Problem to work on: In the entries below, find the lines with the word "document" and copy them.

Extracted information:
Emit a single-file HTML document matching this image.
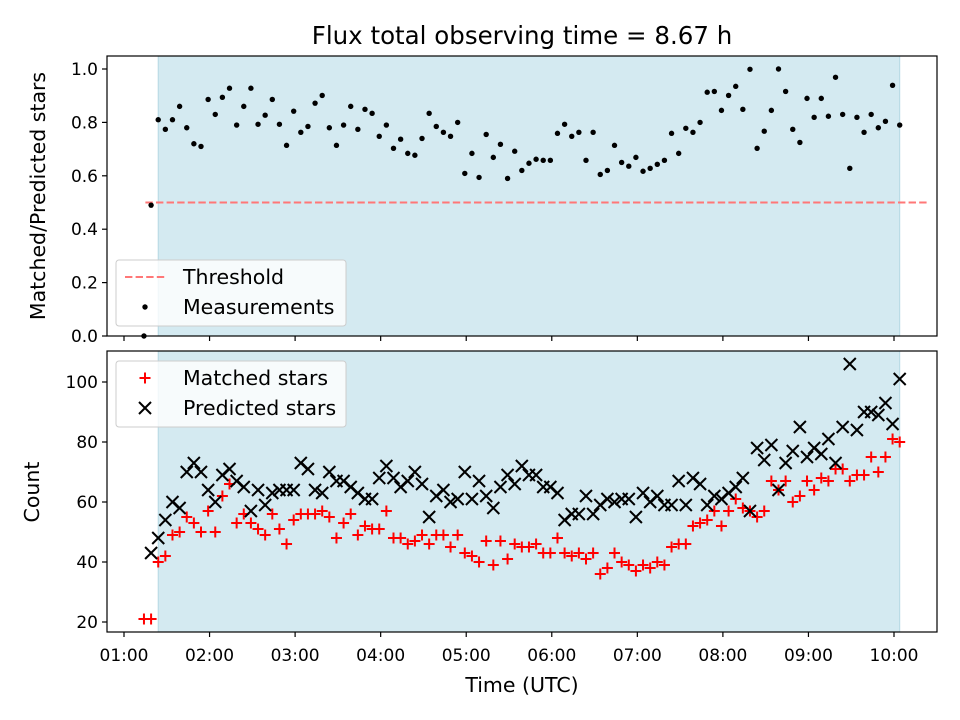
<!DOCTYPE html>
<html><head><meta charset="utf-8"><style>
body{margin:0;background:#fff}
svg{display:block;font-family:"DejaVu Sans","Liberation Sans",sans-serif}
</style></head><body>
<svg id="chart" width="960" height="720" viewBox="0 0 960 720">
<rect width="960" height="720" fill="#fff"/>
<text x="522" y="44" font-size="24.5" text-anchor="middle">Flux total observing time = 8.67 h</text>
<g id="top"></g>
<g id="bot"></g>
<text x="522" y="692" font-size="20.5" text-anchor="middle">Time (UTC)</text>
<text transform="translate(45,196) rotate(-90)" font-size="20.5" text-anchor="middle">Matched/Predicted stars</text>
<text transform="translate(39,492) rotate(-90)" font-size="20.5" text-anchor="middle">Count</text>
</svg>
<script>
const times=[74,79,84,89,94,99,104,109,114,119,124,129,134,139,144,149,154,159,164,169,174,179,184,189,194,199,204,209,214,219,224,229,234,239,244,249,254,259,264,269,274,279,284,289,294,299,304,309,314,319,324,329,334,339,344,349,354,359,364,369,374,379,384,389,394,399,404,409,414,419,424,429,434,439,444,449,454,459,464,469,474,479,484,489,494,499,504,509,514,519,524,529,534,539,544,549,554,559,564,569,574,579,584,589,594,599,604];
const ratio=[0,0.49,0.81,0.774,0.81,0.86,0.78,0.72,0.71,0.886,0.83,0.894,0.928,0.79,0.86,0.928,0.793,0.827,0.886,0.793,0.714,0.842,0.763,0.785,0.872,0.901,0.78,0.714,0.79,0.86,0.774,0.849,0.834,0.748,0.79,0.703,0.737,0.684,0.677,0.74,0.834,0.785,0.763,0.748,0.80,0.609,0.684,0.594,0.755,0.669,0.718,0.59,0.692,0.62,0.647,0.662,0.658,0.658,0.759,0.793,0.748,0.763,0.658,0.763,0.605,0.62,0.714,0.65,0.636,0.669,0.617,0.628,0.643,0.658,0.759,0.684,0.778,0.763,0.80,0.913,0.916,0.845,0.901,0.935,0.849,0.999,0.703,0.767,0.845,1.0,0.916,0.774,0.725,0.89,0.819,0.89,0.823,0.969,0.83,0.628,0.819,0.763,0.83,0.78,0.804,0.939,0.79];
const predicted=[null,43,48,54,60,58,70,73,70,64,60,69,71,67,65,57,64,59,63,64,64,64,73,71,64,63,70,67,67,65,63,61,61,68,72,68,65,67,70,66,55,62,64,60,61,70,61,67,62,58,65,69,66,72,69,69,65,65,63,54,56,56,62,56,59,61,60,61,61,55,63,60,62,59,59,67,59,68,66,59,62,61,63,65,68,57,78,74,79,64,73,77,85,75,78,76,81,73,85,106,84,90,90,89,93,86,101];
const matched=[21,21,40,42,49,50,55,53,50,57,50,62,66,53,56,53,51,49,56,51,46,54,56,56,56,57,55,48,53,56,49,52,51,51,57,48,48,46,47,49,46,49,49,45,49,43,42,40,47,39,47,41,46,45,45,46,43,43,48,43,42,43,41,43,36,38,43,40,39,37,39,38,40,39,45,46,46,52,53,54,57,52,57,61,58,57,55,57,67,64,67,60,62,67,64,68,67,71,71,67,69,69,75,70,75,81,80];
const xTickLabels=["01:00","02:00","03:00","04:00","05:00","06:00","07:00","08:00","09:00","10:00"];
const xTickMins=[60,120,180,240,300,360,420,480,540,600];
const topTicks=[0.0,0.2,0.4,0.6,0.8,1.0];
const botTicks=[20,40,60,80,100];
const threshold=0.5;
const shadeStart=84, shadeEnd=604, threshStart=75, threshEnd=604;

const NS="http://www.w3.org/2000/svg";
const L=107,R=937;
const x=m=>124+(m-60)*(770/540);
const yT=v=>336-v*267;
const yB=v=>622-(v-20)*3;
function mk(tag,attrs,parent){const e=document.createElementNS(NS,tag);for(const k in attrs)e.setAttribute(k,attrs[k]);parent.appendChild(e);return e;}

function axes(g,top,bottom,name){
  const s=mk('rect',{x:x(shadeStart),y:top,width:x(shadeEnd)-x(shadeStart),height:bottom-top,fill:'#d4eaf1',stroke:'#b5d8e3','stroke-width':1},g);
  
  
}
function frame(g,top,bottom,name,labels){
  const f=mk('rect',{x:L,y:top,width:R-L,height:bottom-top,fill:'none',stroke:'#000','stroke-width':1.2},g);
  
  
  xTickMins.forEach((m,i)=>{
    mk('line',{x1:x(m),x2:x(m),y1:bottom,y2:bottom+5,stroke:'#000','stroke-width':1.2},g);
    if(labels){const t=mk('text',{x:x(m),y:bottom+29,'font-size':17,'text-anchor':'middle'},g);t.textContent=xTickLabels[i];
      
      }
  });
}
const gT=document.getElementById('top'),gB=document.getElementById('bot');
axes(gT,56,336,'top');
const th=mk('line',{x1:x(threshStart),x2:x(threshEnd)+30,y1:yT(threshold),y2:yT(threshold),stroke:'#ff7777','stroke-width':2,'stroke-dasharray':'7.4,3.2'},gT);


ratio.forEach((v,i)=>{const c=mk('circle',{cx:x(times[i]),cy:yT(v),r:2.7,fill:'#000'},gT);
  
  });
frame(gT,56,336,'top',false);
topTicks.forEach(v=>{mk('line',{x1:L-5,x2:L,y1:yT(v),y2:yT(v),stroke:'#000','stroke-width':1.2},gT);
  const t=mk('text',{x:L-9,y:yT(v)+6,'font-size':17,'text-anchor':'end'},gT);t.textContent=v.toFixed(1);
  
  });
axes(gB,351,632,'bottom');
function plus(cx,cy,g){return mk('path',{d:`M${cx-5.5} ${cy}H${cx+5.5}M${cx} ${cy-5.5}V${cy+5.5}`,stroke:'#ff0000','stroke-width':2,fill:'none'},g);}
function cross(cx,cy,g){return mk('path',{d:`M${cx-6} ${cy-6}L${cx+6} ${cy+6}M${cx-6} ${cy+6}L${cx+6} ${cy-6}`,stroke:'#000','stroke-width':2,fill:'none'},g);}
matched.forEach((v,i)=>{const p=plus(x(times[i]),yB(v),gB);
  
  });
predicted.forEach((v,i)=>{if(v===null)return;const p=cross(x(times[i]),yB(v),gB);
  
  });
frame(gB,351,632,'bottom',true);
botTicks.forEach(v=>{mk('line',{x1:L-5,x2:L,y1:yB(v),y2:yB(v),stroke:'#000','stroke-width':1.2},gB);
  const t=mk('text',{x:L-9,y:yB(v)+6,'font-size':17,'text-anchor':'end'},gB);t.textContent=v;
  
  });
function legend(g,y0,items,name){
  const lg=mk('g',{},g);
  
  
  mk('rect',{x:116,y:y0,width:230,height:66,rx:3,fill:'#fff','fill-opacity':0.8,stroke:'#ccc'},lg);
  items.forEach((it,k)=>{const cy=y0+17+k*30;it.draw(145,cy,lg);
    const t=mk('text',{x:183,y:cy+7,'font-size':20.5},lg);t.textContent=it.label;
    
    });
}
legend(gT,260,[{label:'Threshold',draw:(cx,cy,g)=>mk('line',{x1:125,x2:165,y1:cy,y2:cy,stroke:'#ff7777','stroke-width':2,'stroke-dasharray':'7.4,3.2'},g)},
  {label:'Measurements',draw:(cx,cy,g)=>mk('circle',{cx:145,cy:cy,r:2.7,fill:'#000'},g)}],'top-legend');
legend(gB,361,[{label:'Matched stars',draw:(cx,cy,g)=>plus(145,cy,g)},
  {label:'Predicted stars',draw:(cx,cy,g)=>cross(145,cy,g)}],'bottom-legend');
</script>
</body></html>
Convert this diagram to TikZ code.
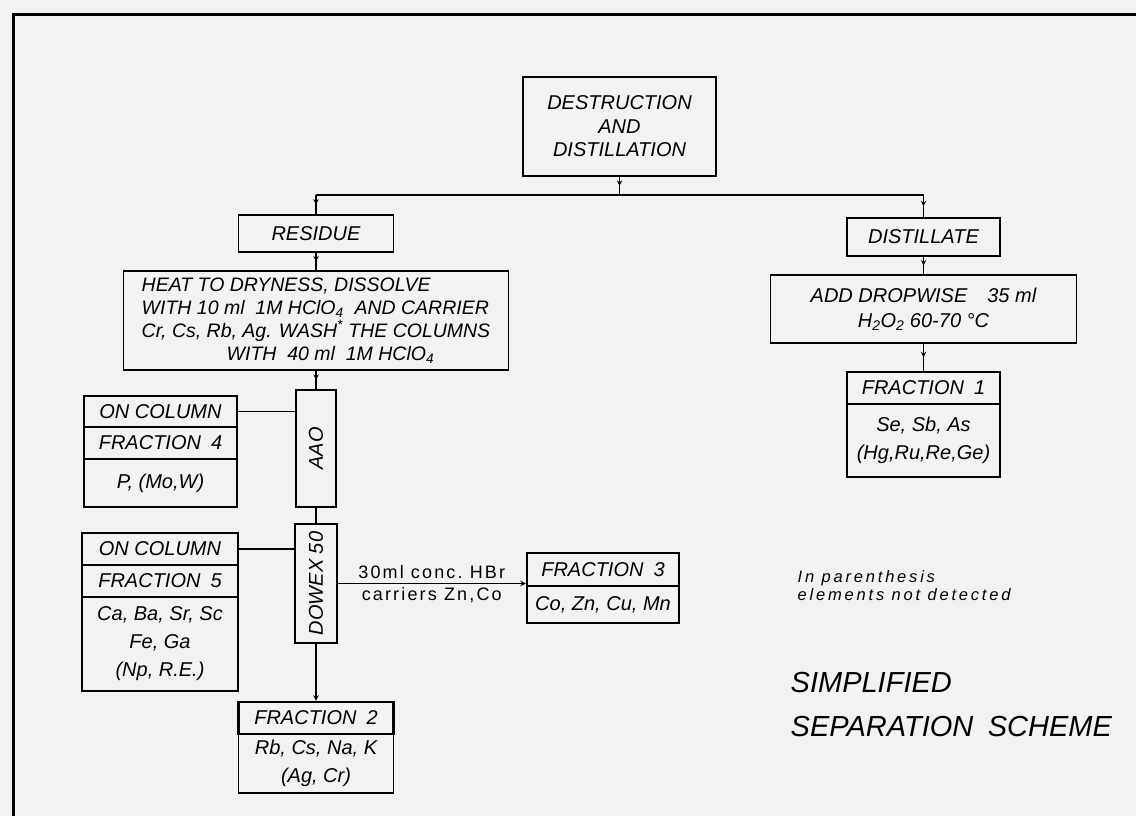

Written solution:
Emit a single-file HTML document matching this image.
function mk(tag,attrs,parent){const e=document.createElementNS(NS,tag);for(const k in attrs)e.setAttribute(k,attrs[k]);parent.appendChild(e);return e;}
const gT=document.getElementById('top'),gB=document.getElementById('bot');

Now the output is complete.